Nigeria Labour Congress, NLC, has said frustration and hopelessness now pervades the nation as the country marks 61 years of Independence on October 1.
In a statement to mark Nigeria’s Independence Anniversary, titled: “Nigeria at 61: Let us resume our march to greatness”, President of NLC, Ayuba Wabba, lamented that the symptoms of the break in Nigeria’s “progress march stare us hard in the face. Our deterioration has come so fast and furious that we have inadvertently surrendered our will and space for development to very unreasonable, violent and destructive non-state actors who have not only become a law to themselves but are trying to impose their regime of lawlessness on all of us.”
Among others, the statement said “There is no gainsaying the contribution of Nigeria’s working class to national development, peace and unity. On this commemoration of another independence anniversary, we recall and honour the selfless efforts of heroes and heroines past and present – Nigerian workers, our pensioners including ex-servicemen and women, members of the armed services, our women, our youths, and Nigerian children.
“Upon the attainment of independence sixty-one years ago, a lot was expected of the country that hosts the largest population of black people on the planet. It was on the strength of that hope that Nigeria shortly after Independence became the pilgrimage destination for many development minded world leaders including the famed Lee Kuan Yew of the Singapore phenomenal transformation.
“Sixty-one years ago, Nigeria was certainly on a march to greatness. In every part of the country, there was a manifest gush of hope, faith, energy and commitment in the stride of most Nigerians as our compatriots strove to prove a point that independence was not a fluke – that indeed we could do better than the white colonial administrators.
“ Indeed, we sure made such a huge progress in those initial years of our national life. Those were the days of the famed groundnut pyramid in Kano, palm oil plantations in the Eastern region, the rubber estates in the Mid-West and the cocoa fields in Southwestern Nigeria. Life was indeed safe, secured and abundant!
“Then, politics happened. Instead of building on the zeal and energy of Nigerian workers and people to redeem the image of the black race which was badly mauled by slave trade and colonization, our political leaders shifted their eyes from the dreams of a great country and became fixated with the delusion of personal conquests through primitive accumulation of wealth aided by a deliberate divide and rule politics. Till today, after many successive governments, our country is yet to recover from the tsunami of ethno-religious politics, values disorientation, and the weakening of unifying institutions.
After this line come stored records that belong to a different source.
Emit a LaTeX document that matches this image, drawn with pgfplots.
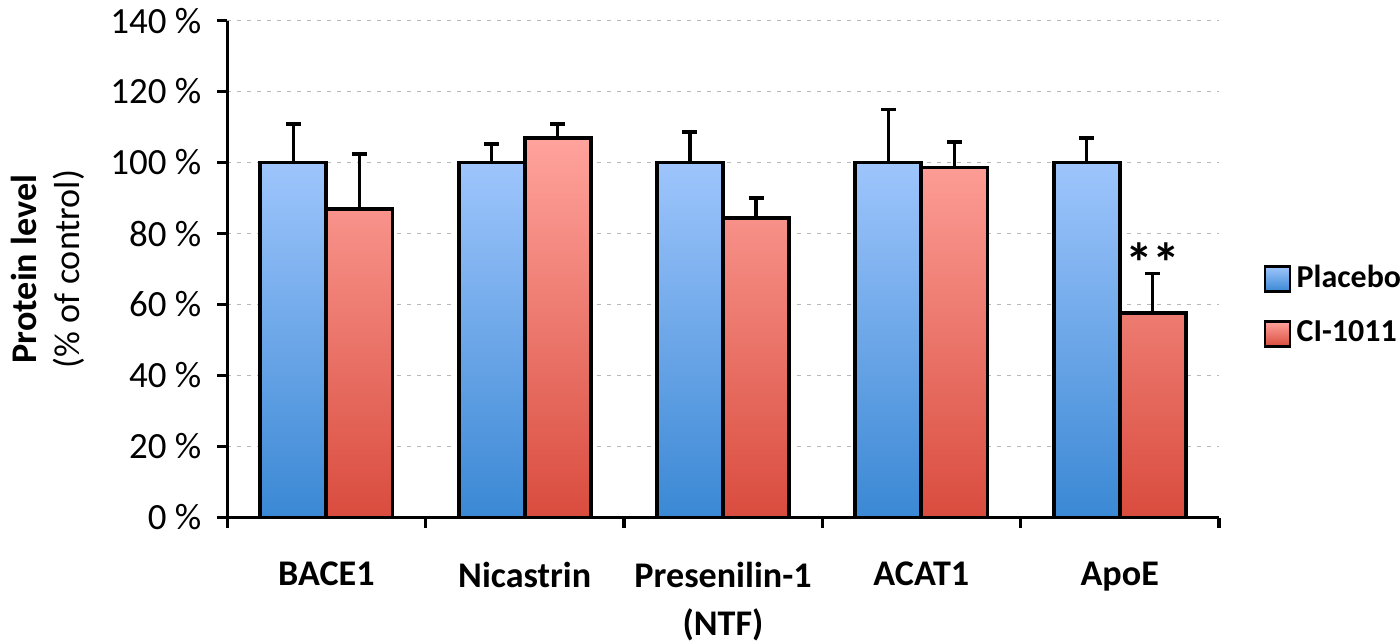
\documentclass[border=0pt]{standalone}
\usepackage{fontspec}
\setmainfont{Carlito}
\usepackage{pgfplots}
\pgfplotsset{compat=1.18}

\definecolor{plTop}{HTML}{9EC5FC}
\definecolor{plMid}{HTML}{7FAEEB}
\definecolor{plBot}{HTML}{3A88D4}
\definecolor{ciTop}{HTML}{FFA39C}
\definecolor{ciMid}{HTML}{EE857C}
\definecolor{ciBot}{HTML}{D94C3E}

\pgfplotsset{
    legbox/.style={legend image code/.code={%
        \draw[##1, line width=0.9pt] (0pt,-4.5pt) rectangle (9pt,4.5pt);}},
}

\begin{document}
\fontsize{13}{15.6}\selectfont
\begin{tikzpicture}
\begin{axis}[
    scale only axis,
    width=357pt, height=178.9pt,
    ybar=0pt,
    bar width=0.3333,
    xmin=-0.5, xmax=4.5,
    ymin=0, ymax=140,
    axis lines*=left,
    axis line style={line width=1.2pt},
    tick align=outside,
    xtick={0,1,2,3,4},
    xticklabels={BACE1,Nicastrin,{Presenilin-1\\[1.5pt](NTF)},ACAT1,ApoE},
    xticklabel style={font=\bfseries, align=center, yshift=-8pt},
    major x tick style={draw=none},
    minor xtick={-0.5,0.5,1.5,2.5,3.5,4.5},
    minor tick length=3.6pt,
    minor x tick style={line width=1.2pt, black},
    ytick={0,20,...,140},
    yticklabel={\pgfmathprintnumber{\tick} \%},
    yticklabel style={xshift=-1.2pt, font=\fontsize{13.3}{16}\selectfont},
    /pgf/number format/assume math mode=true,
    major tick length=3.6pt,
    major y tick style={line width=1.2pt, black},
    ymajorgrids,
    grid style={gray!55, dash pattern=on 1.2pt off 2.4pt, line width=0.5pt},
    ylabel={\textbf{Protein level}\\(\% of control)},
    ylabel style={align=center, at={(axis description cs:-0.1810,0.5)}, anchor=center},
    legend style={at={(rel axis cs:1.0446,0.4256)}, anchor=west, draw=none, fill=none,
        font=\bfseries\fontsize{11.5}{13.8}\selectfont, row sep=6pt, inner sep=0pt},
    legend cell align=left,
    error bars/y dir=plus,
    error bars/y explicit,
    error bars/error bar style={line width=1.2pt, black},
    error bars/error mark options={rotate=90, mark size=2.7pt, line width=1.2pt, black},
]
\addplot[draw=black, line width=1.4pt, top color=plTop, middle color=plMid, bottom color=plBot, legbox]
    coordinates {
    (0,100) +- (0,10.9)
    (1,100) +- (0,5.2)
    (2,100) +- (0,8.6)
    (3,100) +- (0,15.0)
    (4,100) +- (0,6.9)
};
\addplot[draw=black, line width=1.4pt, top color=ciTop, middle color=ciMid, bottom color=ciBot, legbox]
    coordinates {
    (0,86.9) +- (0,15.5)
    (1,106.8) +- (0,4.1)
    (2,84.4) +- (0,5.6)
    (3,98.6) +- (0,7.2)
    (4,57.5) +- (0,11.2)
};
\legend{Placebo,CI-1011}
\node[font=\bfseries\fontsize{20}{20}\selectfont, yshift=-3.6pt] at (axis cs:4.1667,74.5) {**};
\end{axis}
\pgfresetboundingbox
\path (-81.8pt,-44.5pt) rectangle (422.2pt,186.3pt);
\end{tikzpicture}
\end{document}
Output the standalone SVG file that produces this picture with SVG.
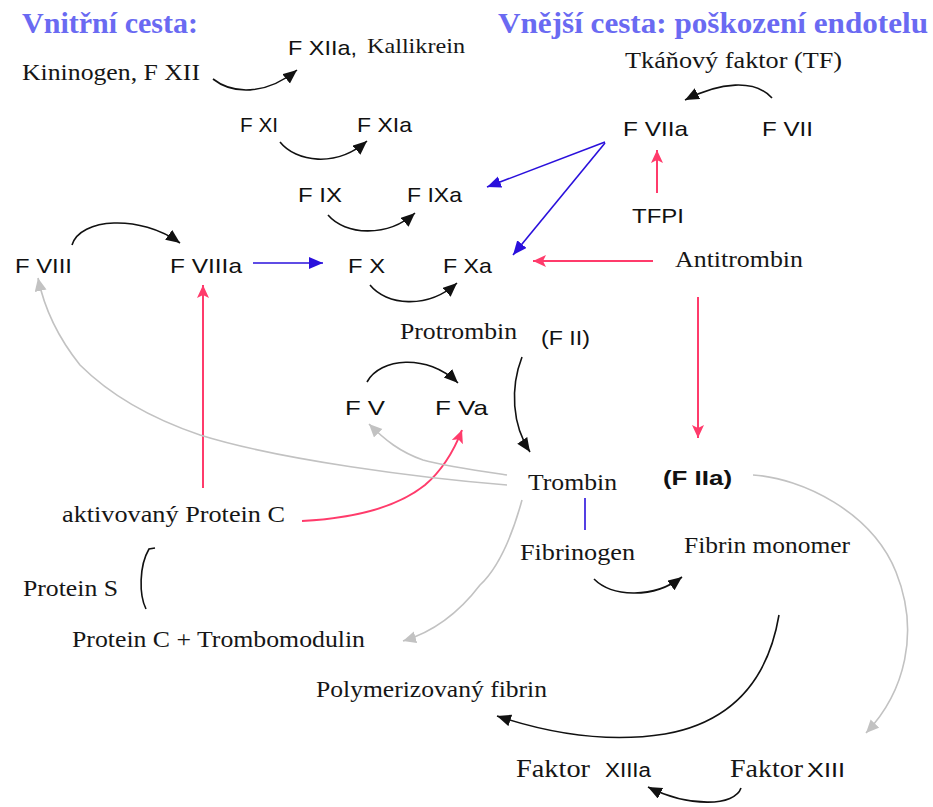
<svg xmlns="http://www.w3.org/2000/svg" width="933" height="807" viewBox="0 0 933 807">
<style>
.t{font-family:"Liberation Serif","Times New Roman",serif;font-size:24px;fill:#161616}
.s{font-family:"Liberation Sans",Arial,sans-serif;font-size:21px;fill:#111}
.h{font-family:"Liberation Serif","Times New Roman",serif;font-size:30px;font-weight:bold;fill:#6a6af2}
.k{fill:none;stroke:#111;stroke-width:1.6}
.b{fill:none;stroke:#2a10dc;stroke-width:1.6}
.r{fill:none;stroke:#ff3b6b;stroke-width:2}
.g{fill:none;stroke:#c2c2c2;stroke-width:1.6}
</style>
<defs>
<marker id="ak" markerUnits="userSpaceOnUse" markerWidth="16" markerHeight="14" refX="14" refY="6" orient="auto"><path d="M0,0L14,6L0,12z" fill="#111"/></marker>
<marker id="ab" markerUnits="userSpaceOnUse" markerWidth="16" markerHeight="14" refX="14" refY="6" orient="auto"><path d="M0,0L14,6L0,12z" fill="#2a10dc"/></marker>
<marker id="ar" markerUnits="userSpaceOnUse" markerWidth="16" markerHeight="14" refX="13" refY="6" orient="auto"><path d="M0,0L13,6L0,12l3,-6z" fill="#ff3b6b"/></marker>
<marker id="ag" markerUnits="userSpaceOnUse" markerWidth="16" markerHeight="14" refX="13" refY="6" orient="auto"><path d="M0,0L13,6L0,12z" fill="#c2c2c2"/></marker>
</defs>
<rect width="933" height="807" fill="#fff"/>

<g id="connectors">
<path class="k" d="M213,79 C232,94 265,96 297,70" marker-end="url(#ak)"/>
<path class="k" d="M280,142 C296,162 336,168 367,141" marker-end="url(#ak)"/>
<path class="k" d="M328,215 C345,235 387,238 415,213" marker-end="url(#ak)"/>
<path class="k" d="M72,245 C80,218 140,214 180,243" marker-end="url(#ak)"/>
<path class="k" d="M370,285 C386,305 427,310 457,283" marker-end="url(#ak)"/>
<path class="k" d="M367,382 C380,358 427,353 458,383" marker-end="url(#ak)"/>
<path class="k" d="M522,357 C510,388 512,425 530,452" marker-end="url(#ak)"/>
<path class="k" d="M772,98 C755,79 720,82 685,100" marker-end="url(#ak)"/>
<path class="k" d="M594,579 C611,596 652,600 682,577" marker-end="url(#ak)"/>
<path class="k" d="M779,615 C768,680 732,722 665,734 C615,742 560,737 497,716" marker-end="url(#ak)"/>
<path class="k" d="M741,788 C735,806 690,808 648,787" marker-end="url(#ak)"/>
<path class="k" d="M155,548 L149,549 C139,566 139,595 146,609"/>

<path class="b" d="M253,263 L323,263" marker-end="url(#ab)"/>
<path class="b" d="M605,142 L487,187" marker-end="url(#ab)"/>
<path class="b" d="M605,143 L513,255" marker-end="url(#ab)"/>
<path class="b" d="M585,498 L585,530"/>

<path class="r" d="M657,193 L657,150" marker-end="url(#ar)"/>
<path class="r" d="M653,261 L533,261" marker-end="url(#ar)"/>
<path class="r" d="M698,297 L698,438" marker-end="url(#ar)"/>
<path class="r" d="M203,488 L203,285" marker-end="url(#ar)"/>
<path class="r" d="M302,521 C360,518 400,505 425,485 C445,468 455,448 462,430" marker-end="url(#ar)"/>

<path class="g" d="M507,485 C420,478 280,460 200,435 C150,418 110,395 80,365 C60,340 45,312 38,278" marker-end="url(#ag)"/>
<path class="g" d="M507,475 C480,471 445,466 423,460 C400,452 385,440 369,424" marker-end="url(#ag)"/>
<path class="g" d="M522,500 C511,540 496,570 480,585 C464,606 440,630 403,641" marker-end="url(#ag)"/>
<path class="g" d="M753,475 C802,478 872,512 896,572 C920,632 905,692 866,733" marker-end="url(#ag)"/>
</g>

<g id="title-vnitrni"><text class="h" x="22" y="33" textLength="176" lengthAdjust="spacingAndGlyphs">Vnitřní cesta:</text></g>
<g id="title-vnejsi"><text class="h" x="498" y="33" textLength="430" lengthAdjust="spacingAndGlyphs">Vnější cesta: poškození endotelu</text></g>

<g id="kininogen"><text class="t" x="22" y="80" textLength="178" lengthAdjust="spacingAndGlyphs">Kininogen, F XII</text></g>
<g id="fxiia"><text class="s" x="288" y="55" textLength="69" lengthAdjust="spacingAndGlyphs">F XIIa,</text><text class="t" x="367" y="53" style="font-size:21px" textLength="98" lengthAdjust="spacingAndGlyphs">Kallikrein</text></g>
<g id="fxi"><text class="s" x="240" y="132" textLength="38" lengthAdjust="spacingAndGlyphs">F XI</text></g>
<g id="fxia"><text class="s" x="357" y="132" textLength="55" lengthAdjust="spacingAndGlyphs">F XIa</text></g>
<g id="fix"><text class="s" x="298" y="202" textLength="44" lengthAdjust="spacingAndGlyphs">F IX</text></g>
<g id="fixa"><text class="s" x="407" y="202" textLength="55" lengthAdjust="spacingAndGlyphs">F IXa</text></g>
<g id="fviii"><text class="s" x="15" y="273" textLength="57" lengthAdjust="spacingAndGlyphs">F VIII</text></g>
<g id="fviiia"><text class="s" x="170" y="273" textLength="72" lengthAdjust="spacingAndGlyphs">F VIIIa</text></g>
<g id="fx"><text class="s" x="348" y="273" textLength="37" lengthAdjust="spacingAndGlyphs">F X</text></g>
<g id="fxa"><text class="s" x="443" y="273" textLength="49" lengthAdjust="spacingAndGlyphs">F Xa</text></g>
<g id="tf"><text class="t" x="625" y="68" textLength="217" lengthAdjust="spacingAndGlyphs">Tkáňový faktor (TF)</text></g>
<g id="fviia"><text class="s" x="623" y="136" textLength="65" lengthAdjust="spacingAndGlyphs">F VIIa</text></g>
<g id="fvii"><text class="s" x="762" y="136" textLength="51" lengthAdjust="spacingAndGlyphs">F VII</text></g>
<g id="tfpi"><text class="s" x="632" y="223" textLength="52" lengthAdjust="spacingAndGlyphs">TFPI</text></g>
<g id="antitrombin"><text class="t" x="675" y="267" textLength="128" lengthAdjust="spacingAndGlyphs">Antitrombin</text></g>
<g id="protrombin"><text class="t" x="400" y="339" textLength="117" lengthAdjust="spacingAndGlyphs">Protrombin</text><text class="s" x="541" y="345" textLength="49" lengthAdjust="spacingAndGlyphs">(F II)</text></g>
<g id="fv"><text class="s" x="345" y="415" textLength="40" lengthAdjust="spacingAndGlyphs">F V</text></g>
<g id="fva"><text class="s" x="435" y="415" textLength="53" lengthAdjust="spacingAndGlyphs">F Va</text></g>
<g id="trombin"><text class="t" x="528" y="490" textLength="89" lengthAdjust="spacingAndGlyphs">Trombin</text><text class="s" x="663" y="485" style="font-weight:bold" textLength="69" lengthAdjust="spacingAndGlyphs">(F IIa)</text></g>
<g id="fibrinogen"><text class="t" x="520" y="560" textLength="115" lengthAdjust="spacingAndGlyphs">Fibrinogen</text></g>
<g id="fibrin-monomer"><text class="t" x="684" y="553" textLength="166" lengthAdjust="spacingAndGlyphs">Fibrin monomer</text></g>
<g id="apc"><text class="t" x="62" y="522" textLength="223" lengthAdjust="spacingAndGlyphs">aktivovaný Protein C</text></g>
<g id="protein-s"><text class="t" x="23" y="596" textLength="95" lengthAdjust="spacingAndGlyphs">Protein S</text></g>
<g id="pc-tm"><text class="t" x="72" y="647" textLength="293" lengthAdjust="spacingAndGlyphs">Protein C + Trombomodulin</text></g>
<g id="polyfibrin"><text class="t" x="316" y="697" textLength="231" lengthAdjust="spacingAndGlyphs">Polymerizovaný fibrin</text></g>
<g id="fxiiia"><text class="t" x="516" y="777" style="font-size:25px" textLength="74" lengthAdjust="spacingAndGlyphs">Faktor</text><text class="s" x="605" y="777" style="font-size:20px" textLength="46" lengthAdjust="spacingAndGlyphs">XIIIa</text></g>
<g id="fxiii"><text class="t" x="730" y="777" style="font-size:25px" textLength="73" lengthAdjust="spacingAndGlyphs">Faktor</text><text class="s" x="807" y="777" style="font-size:20px" textLength="38" lengthAdjust="spacingAndGlyphs">XIII</text></g>
</svg>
“The symptoms of the break in our progress march stare us hard in the face. Our deterioration has come so fast and furious that we have inadvertently surrendered our will and space for development to very unreasonable, violent and destructive non-state actors who have not only become a law to themselves but are trying to impose their regime of lawlessness on all of us. Today, millions of Nigerians are almost accepting life as internally displaced persons as normal. Today, many Nigerians would rather die at home than incur humungous hospital bills for surviving family members while wasting to a slow but certain death in our dilapidated public health facilities.
“Unemployment especially among our teeming youth has risen to unprecedented levels and the youths are no longer willing to wait for jobs that are nowhere. The frustration and despondency of our youths is at the root of the numerous ills and crimes prevalent in different parts of the country. When we paused the march to human capital optimization, industrialization, food sufficiency, and egalitarianism, what were we expecting? Even the blind and the deaf now know that the chicken has come home to roost.
“It is time to own up to the truth of our self-inflicted pains and examine closely where we lost it as a nation. It is not too late to resume our paused march to greatness. We can still become that country that accords the pride of place to truth, productivity, hard work, excellence, integrity, patriotism, service and sacrifice.
“We can still create industries for our teeming youths to gain decent jobs. We can still provide the excellent infrastructure that inspires inclusive economic growth. We can still foster an atmosphere of rule of law, equity, social justice, peace, law and order as a sustainable cure for the deregulated crises of violence in many parts of Nigeria. We can still regain our humanity of love and care for workers and pensioners.
“The rest of the African continent waits for us. The entire black race believes that our renaissance as a country will be their redemption. We must not keep them all waiting for too long. We must now come to the party and take our high chair in the comity of nations.
As we march at different parade grounds this Independence Day, we all, political leaders, workers, employers of labour, clerics, community leaders, women, youth and children must all be mindful of the most important march – the resumption of our march as country to greatness. Let’s release the pause button. Let the march to true national greatness begin.”